**Aim of the exercise:**
Here are some records; copy every line that holds the word "this".

**Information shown:**
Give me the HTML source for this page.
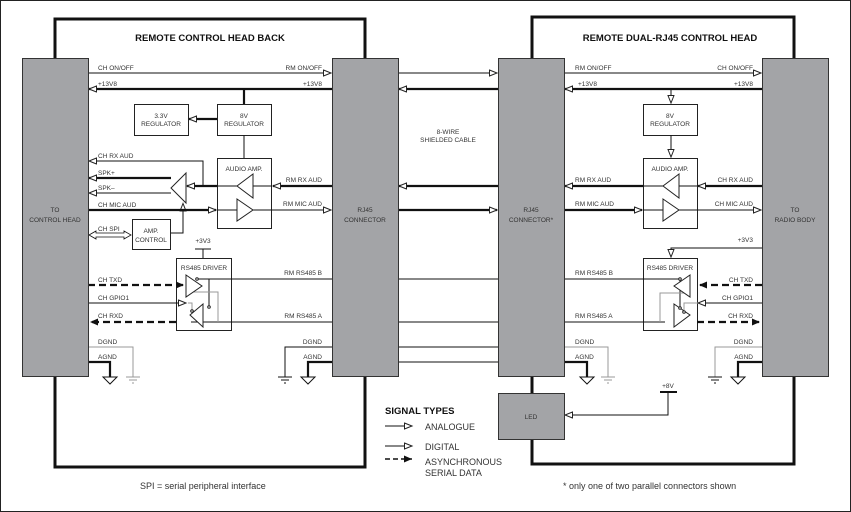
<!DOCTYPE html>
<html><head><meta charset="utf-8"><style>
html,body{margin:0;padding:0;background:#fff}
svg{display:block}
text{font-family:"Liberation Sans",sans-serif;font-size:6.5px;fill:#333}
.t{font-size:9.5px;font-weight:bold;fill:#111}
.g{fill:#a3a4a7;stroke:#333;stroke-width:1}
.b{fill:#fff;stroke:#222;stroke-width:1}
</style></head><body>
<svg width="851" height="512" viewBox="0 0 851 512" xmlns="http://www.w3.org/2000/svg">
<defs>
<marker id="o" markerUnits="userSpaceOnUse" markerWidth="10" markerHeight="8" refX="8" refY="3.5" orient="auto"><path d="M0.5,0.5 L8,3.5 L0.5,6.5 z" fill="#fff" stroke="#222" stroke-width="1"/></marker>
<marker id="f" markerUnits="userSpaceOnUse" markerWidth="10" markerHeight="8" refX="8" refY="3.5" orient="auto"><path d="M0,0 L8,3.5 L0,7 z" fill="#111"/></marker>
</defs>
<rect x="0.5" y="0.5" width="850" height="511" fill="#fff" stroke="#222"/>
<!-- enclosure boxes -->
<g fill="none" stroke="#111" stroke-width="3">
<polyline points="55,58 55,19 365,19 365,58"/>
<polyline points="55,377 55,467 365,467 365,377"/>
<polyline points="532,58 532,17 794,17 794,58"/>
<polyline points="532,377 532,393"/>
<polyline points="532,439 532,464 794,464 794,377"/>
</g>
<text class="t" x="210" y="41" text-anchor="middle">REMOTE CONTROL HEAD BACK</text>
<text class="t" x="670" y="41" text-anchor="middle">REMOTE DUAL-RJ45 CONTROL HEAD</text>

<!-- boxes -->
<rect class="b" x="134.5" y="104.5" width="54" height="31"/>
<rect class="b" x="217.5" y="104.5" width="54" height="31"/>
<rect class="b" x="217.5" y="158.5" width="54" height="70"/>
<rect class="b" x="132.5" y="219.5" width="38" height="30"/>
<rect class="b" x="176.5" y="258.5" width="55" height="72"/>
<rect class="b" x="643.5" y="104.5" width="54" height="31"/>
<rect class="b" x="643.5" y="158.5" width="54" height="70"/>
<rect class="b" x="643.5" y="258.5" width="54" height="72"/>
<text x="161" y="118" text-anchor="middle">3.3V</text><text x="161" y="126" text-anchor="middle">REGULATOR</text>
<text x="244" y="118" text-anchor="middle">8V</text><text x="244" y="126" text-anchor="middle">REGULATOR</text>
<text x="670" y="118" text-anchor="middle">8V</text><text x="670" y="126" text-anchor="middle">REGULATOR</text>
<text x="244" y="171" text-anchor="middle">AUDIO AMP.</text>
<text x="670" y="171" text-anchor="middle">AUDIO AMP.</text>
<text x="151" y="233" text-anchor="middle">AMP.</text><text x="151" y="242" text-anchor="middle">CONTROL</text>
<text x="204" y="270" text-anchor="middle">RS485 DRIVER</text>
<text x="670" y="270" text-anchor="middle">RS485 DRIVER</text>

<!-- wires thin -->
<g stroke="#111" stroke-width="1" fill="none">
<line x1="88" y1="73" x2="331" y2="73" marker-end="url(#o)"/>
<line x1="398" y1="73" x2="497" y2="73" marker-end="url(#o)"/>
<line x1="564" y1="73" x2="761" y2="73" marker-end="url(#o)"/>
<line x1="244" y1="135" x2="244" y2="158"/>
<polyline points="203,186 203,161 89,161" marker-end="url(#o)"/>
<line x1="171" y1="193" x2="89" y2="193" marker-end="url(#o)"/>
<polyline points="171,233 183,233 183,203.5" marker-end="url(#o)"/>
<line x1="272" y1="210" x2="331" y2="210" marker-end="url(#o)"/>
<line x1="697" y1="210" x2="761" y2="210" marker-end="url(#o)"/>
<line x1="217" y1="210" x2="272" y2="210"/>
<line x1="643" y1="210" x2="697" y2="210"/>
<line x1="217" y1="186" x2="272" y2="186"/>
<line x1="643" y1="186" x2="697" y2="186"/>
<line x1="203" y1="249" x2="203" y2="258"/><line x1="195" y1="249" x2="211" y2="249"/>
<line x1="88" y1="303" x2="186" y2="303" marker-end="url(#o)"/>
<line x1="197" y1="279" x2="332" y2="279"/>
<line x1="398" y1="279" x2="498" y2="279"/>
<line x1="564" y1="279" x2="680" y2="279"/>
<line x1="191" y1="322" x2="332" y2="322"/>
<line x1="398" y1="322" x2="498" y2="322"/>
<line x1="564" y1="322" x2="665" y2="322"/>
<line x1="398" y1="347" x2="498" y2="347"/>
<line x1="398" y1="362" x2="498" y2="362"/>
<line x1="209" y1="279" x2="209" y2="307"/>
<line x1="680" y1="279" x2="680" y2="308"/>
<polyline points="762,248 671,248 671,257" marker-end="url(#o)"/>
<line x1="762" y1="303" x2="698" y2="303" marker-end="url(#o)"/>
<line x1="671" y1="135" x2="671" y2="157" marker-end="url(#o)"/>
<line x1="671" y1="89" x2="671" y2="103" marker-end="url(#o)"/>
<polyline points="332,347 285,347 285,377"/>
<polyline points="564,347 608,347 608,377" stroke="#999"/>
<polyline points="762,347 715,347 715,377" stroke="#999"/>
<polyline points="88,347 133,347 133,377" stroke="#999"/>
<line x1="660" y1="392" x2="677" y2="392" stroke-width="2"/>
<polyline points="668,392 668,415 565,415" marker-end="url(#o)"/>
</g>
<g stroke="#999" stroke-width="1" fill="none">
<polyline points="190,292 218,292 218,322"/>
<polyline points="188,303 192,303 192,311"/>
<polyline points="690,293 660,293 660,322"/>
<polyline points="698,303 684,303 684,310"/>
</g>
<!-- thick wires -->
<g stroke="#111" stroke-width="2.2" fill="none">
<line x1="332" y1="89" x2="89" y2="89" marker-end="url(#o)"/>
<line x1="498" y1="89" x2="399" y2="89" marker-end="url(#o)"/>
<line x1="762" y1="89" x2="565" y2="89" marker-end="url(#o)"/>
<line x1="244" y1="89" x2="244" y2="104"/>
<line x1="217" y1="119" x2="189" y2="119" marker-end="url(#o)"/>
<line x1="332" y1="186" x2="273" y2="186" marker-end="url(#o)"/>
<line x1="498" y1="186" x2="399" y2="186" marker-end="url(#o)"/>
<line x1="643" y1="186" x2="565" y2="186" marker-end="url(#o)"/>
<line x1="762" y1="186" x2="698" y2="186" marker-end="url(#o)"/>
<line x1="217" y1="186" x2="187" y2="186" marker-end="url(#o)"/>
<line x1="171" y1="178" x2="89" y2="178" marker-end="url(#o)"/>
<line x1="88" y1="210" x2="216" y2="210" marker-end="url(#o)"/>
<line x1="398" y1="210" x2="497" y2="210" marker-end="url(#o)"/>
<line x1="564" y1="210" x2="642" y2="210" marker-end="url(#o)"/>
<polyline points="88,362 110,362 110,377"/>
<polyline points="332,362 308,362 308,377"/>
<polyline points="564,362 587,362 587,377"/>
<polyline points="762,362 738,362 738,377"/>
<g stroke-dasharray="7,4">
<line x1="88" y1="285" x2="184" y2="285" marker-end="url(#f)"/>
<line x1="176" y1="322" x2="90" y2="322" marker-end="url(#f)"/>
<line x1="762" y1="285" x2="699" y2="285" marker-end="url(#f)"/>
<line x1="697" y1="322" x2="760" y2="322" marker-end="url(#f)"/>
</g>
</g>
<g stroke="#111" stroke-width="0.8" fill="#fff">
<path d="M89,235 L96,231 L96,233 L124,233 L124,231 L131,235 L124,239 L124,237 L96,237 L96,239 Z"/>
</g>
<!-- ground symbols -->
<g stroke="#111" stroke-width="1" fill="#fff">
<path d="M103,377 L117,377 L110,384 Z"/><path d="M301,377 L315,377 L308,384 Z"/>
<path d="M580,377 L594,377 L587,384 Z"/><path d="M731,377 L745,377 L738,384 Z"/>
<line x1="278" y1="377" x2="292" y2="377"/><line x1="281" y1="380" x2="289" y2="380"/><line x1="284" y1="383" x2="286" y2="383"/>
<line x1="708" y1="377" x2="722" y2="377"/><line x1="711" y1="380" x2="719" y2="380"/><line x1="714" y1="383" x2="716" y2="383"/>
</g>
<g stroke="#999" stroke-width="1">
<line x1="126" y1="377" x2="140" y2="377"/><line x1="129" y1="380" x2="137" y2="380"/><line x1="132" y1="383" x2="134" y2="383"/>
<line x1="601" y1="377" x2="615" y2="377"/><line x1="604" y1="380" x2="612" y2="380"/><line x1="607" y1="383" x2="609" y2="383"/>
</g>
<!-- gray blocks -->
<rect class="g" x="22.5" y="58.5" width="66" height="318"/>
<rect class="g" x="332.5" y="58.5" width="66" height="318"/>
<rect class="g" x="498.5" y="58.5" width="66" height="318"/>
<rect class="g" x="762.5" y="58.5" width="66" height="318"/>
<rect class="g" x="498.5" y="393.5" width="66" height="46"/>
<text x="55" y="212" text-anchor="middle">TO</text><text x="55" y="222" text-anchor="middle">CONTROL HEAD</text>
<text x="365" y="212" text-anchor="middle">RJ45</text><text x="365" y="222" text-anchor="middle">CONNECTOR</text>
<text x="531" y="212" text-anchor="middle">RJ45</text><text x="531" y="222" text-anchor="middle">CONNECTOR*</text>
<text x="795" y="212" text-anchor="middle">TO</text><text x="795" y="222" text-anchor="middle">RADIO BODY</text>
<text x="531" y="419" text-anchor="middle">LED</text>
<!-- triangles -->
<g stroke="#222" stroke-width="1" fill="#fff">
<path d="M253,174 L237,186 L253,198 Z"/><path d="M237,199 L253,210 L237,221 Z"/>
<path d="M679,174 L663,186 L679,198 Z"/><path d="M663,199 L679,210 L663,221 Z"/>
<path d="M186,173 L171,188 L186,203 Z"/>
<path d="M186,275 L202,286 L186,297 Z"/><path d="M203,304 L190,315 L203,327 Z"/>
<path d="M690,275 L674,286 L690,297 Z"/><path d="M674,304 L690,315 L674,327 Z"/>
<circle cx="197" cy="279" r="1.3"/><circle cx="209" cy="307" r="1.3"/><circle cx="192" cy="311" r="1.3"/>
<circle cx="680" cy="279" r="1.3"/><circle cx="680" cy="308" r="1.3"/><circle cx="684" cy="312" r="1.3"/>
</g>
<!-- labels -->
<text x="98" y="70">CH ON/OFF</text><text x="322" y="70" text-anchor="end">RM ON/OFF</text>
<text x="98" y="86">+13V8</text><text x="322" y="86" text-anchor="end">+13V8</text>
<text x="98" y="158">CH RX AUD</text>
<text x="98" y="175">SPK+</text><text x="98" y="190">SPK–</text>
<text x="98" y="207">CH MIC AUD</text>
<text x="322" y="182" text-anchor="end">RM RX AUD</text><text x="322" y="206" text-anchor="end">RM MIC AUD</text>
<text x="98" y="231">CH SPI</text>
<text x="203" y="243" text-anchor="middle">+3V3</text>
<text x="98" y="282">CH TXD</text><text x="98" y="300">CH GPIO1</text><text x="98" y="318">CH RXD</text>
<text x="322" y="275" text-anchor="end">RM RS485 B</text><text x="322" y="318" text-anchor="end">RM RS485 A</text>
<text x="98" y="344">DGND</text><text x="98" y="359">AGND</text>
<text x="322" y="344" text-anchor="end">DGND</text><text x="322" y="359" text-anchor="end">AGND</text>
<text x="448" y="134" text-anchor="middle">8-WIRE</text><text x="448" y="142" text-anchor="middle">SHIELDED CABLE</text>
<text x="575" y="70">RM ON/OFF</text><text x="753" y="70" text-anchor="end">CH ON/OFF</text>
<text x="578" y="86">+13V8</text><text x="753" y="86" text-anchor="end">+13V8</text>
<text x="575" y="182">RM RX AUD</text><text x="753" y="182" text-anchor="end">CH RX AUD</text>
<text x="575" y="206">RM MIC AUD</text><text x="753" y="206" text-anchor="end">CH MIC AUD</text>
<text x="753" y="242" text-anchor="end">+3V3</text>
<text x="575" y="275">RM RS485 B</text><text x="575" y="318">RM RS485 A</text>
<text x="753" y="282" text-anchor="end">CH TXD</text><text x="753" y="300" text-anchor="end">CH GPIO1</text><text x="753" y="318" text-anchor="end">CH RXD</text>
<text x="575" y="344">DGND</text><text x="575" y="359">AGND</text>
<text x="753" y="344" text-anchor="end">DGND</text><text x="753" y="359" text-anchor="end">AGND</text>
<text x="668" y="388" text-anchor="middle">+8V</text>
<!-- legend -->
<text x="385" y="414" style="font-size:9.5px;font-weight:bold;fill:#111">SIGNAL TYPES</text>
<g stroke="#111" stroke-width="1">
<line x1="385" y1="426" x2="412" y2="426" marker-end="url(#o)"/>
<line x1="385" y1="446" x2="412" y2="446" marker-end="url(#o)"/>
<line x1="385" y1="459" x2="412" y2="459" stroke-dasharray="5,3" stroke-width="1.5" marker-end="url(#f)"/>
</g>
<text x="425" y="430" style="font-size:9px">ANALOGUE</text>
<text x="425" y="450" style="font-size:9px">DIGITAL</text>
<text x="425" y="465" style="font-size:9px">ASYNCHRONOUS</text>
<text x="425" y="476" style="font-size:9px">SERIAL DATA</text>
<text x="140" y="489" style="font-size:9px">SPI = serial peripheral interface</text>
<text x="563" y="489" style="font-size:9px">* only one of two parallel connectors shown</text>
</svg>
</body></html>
--
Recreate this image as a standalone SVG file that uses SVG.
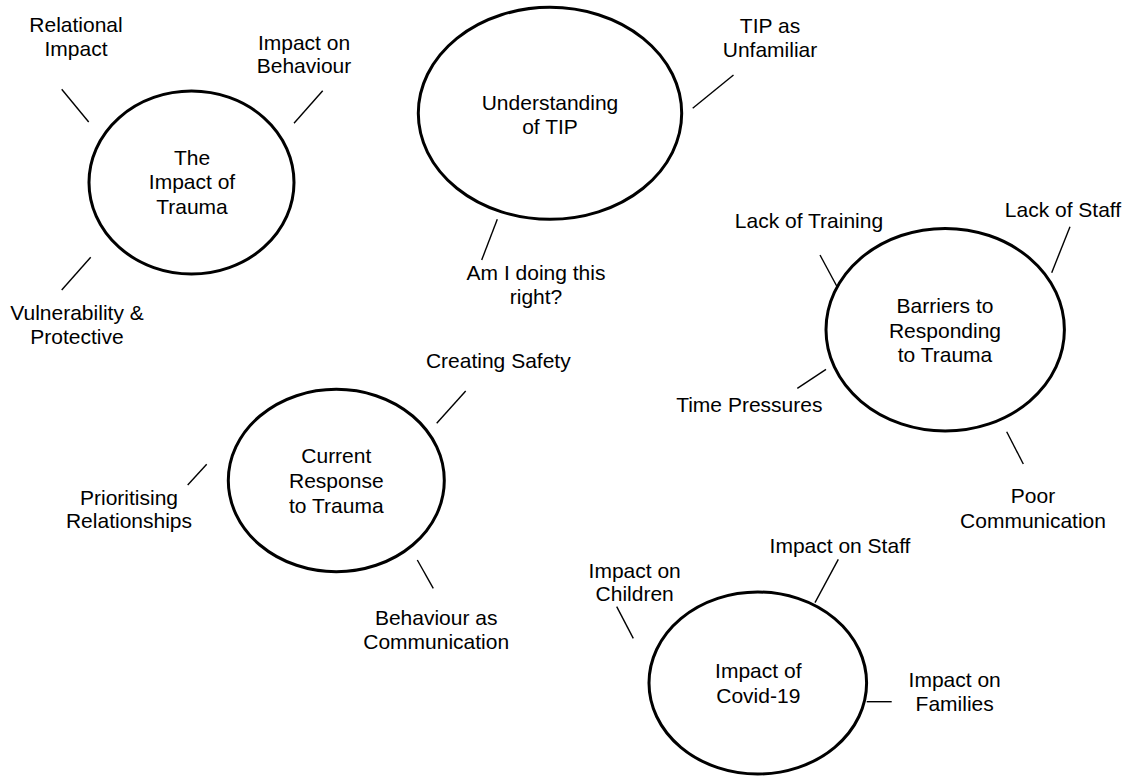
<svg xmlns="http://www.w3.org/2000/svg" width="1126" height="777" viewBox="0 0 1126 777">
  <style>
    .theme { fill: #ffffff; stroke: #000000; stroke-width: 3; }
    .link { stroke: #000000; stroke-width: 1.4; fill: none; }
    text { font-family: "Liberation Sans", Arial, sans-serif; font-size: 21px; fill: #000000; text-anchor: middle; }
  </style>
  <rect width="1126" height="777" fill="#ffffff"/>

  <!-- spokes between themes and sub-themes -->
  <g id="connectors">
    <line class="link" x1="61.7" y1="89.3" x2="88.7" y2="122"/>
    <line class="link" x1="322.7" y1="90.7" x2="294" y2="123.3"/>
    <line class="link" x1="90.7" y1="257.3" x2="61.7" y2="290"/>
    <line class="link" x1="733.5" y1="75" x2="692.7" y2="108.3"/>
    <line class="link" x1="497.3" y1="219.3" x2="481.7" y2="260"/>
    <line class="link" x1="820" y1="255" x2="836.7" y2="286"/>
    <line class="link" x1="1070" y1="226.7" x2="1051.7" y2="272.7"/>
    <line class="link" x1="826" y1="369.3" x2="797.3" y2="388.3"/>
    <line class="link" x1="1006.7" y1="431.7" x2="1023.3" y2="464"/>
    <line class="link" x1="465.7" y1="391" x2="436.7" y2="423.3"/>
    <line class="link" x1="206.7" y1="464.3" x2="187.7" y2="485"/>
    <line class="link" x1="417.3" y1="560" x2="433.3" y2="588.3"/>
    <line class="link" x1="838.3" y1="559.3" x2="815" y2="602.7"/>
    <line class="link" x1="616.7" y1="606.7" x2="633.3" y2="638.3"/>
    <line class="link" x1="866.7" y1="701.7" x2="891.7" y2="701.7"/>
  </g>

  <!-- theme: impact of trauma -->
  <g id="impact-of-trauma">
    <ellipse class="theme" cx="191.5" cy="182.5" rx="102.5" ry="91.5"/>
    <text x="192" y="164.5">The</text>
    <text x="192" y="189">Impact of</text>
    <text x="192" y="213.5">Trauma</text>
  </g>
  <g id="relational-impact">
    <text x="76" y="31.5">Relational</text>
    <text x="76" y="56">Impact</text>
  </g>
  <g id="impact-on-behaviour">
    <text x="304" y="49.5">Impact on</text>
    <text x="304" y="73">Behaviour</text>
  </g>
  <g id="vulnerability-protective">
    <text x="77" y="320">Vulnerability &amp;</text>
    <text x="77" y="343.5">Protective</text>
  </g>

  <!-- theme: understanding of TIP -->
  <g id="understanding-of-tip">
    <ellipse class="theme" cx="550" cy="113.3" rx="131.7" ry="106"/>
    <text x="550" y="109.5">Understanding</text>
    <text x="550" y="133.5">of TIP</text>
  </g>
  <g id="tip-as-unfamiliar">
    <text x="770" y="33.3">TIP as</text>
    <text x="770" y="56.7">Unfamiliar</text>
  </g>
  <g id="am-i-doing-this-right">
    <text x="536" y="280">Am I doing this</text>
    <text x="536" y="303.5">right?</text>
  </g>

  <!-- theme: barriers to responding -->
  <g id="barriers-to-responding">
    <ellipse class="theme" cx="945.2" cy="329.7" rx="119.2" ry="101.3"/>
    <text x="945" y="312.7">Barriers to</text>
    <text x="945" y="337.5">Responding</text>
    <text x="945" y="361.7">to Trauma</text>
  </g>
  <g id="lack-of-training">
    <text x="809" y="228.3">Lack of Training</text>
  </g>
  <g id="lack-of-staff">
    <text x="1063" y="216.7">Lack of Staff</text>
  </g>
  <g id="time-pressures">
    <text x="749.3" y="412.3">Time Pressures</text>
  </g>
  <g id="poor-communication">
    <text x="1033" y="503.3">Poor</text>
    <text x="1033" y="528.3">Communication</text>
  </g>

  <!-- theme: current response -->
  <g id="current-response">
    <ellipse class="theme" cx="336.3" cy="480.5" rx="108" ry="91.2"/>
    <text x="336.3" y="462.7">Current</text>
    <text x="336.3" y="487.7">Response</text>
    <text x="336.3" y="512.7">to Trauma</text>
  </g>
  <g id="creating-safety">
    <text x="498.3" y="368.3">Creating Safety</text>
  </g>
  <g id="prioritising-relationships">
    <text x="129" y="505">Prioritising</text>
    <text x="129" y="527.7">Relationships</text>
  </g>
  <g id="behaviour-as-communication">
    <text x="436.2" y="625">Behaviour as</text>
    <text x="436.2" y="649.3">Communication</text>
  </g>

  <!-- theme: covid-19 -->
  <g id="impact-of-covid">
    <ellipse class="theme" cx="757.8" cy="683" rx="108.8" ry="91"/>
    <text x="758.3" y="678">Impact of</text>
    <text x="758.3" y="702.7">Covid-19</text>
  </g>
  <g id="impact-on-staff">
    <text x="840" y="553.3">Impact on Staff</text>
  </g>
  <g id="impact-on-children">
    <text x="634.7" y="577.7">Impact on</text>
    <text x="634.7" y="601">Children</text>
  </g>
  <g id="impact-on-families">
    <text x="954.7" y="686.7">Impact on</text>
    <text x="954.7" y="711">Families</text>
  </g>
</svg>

**Full answer:**
Give me the HTML source for this page.
Recreate this image as a standalone SVG file that uses SVG.
  <g id="am-i-doing-this-right">
    <text x="536" y="280">Am I doing this</text>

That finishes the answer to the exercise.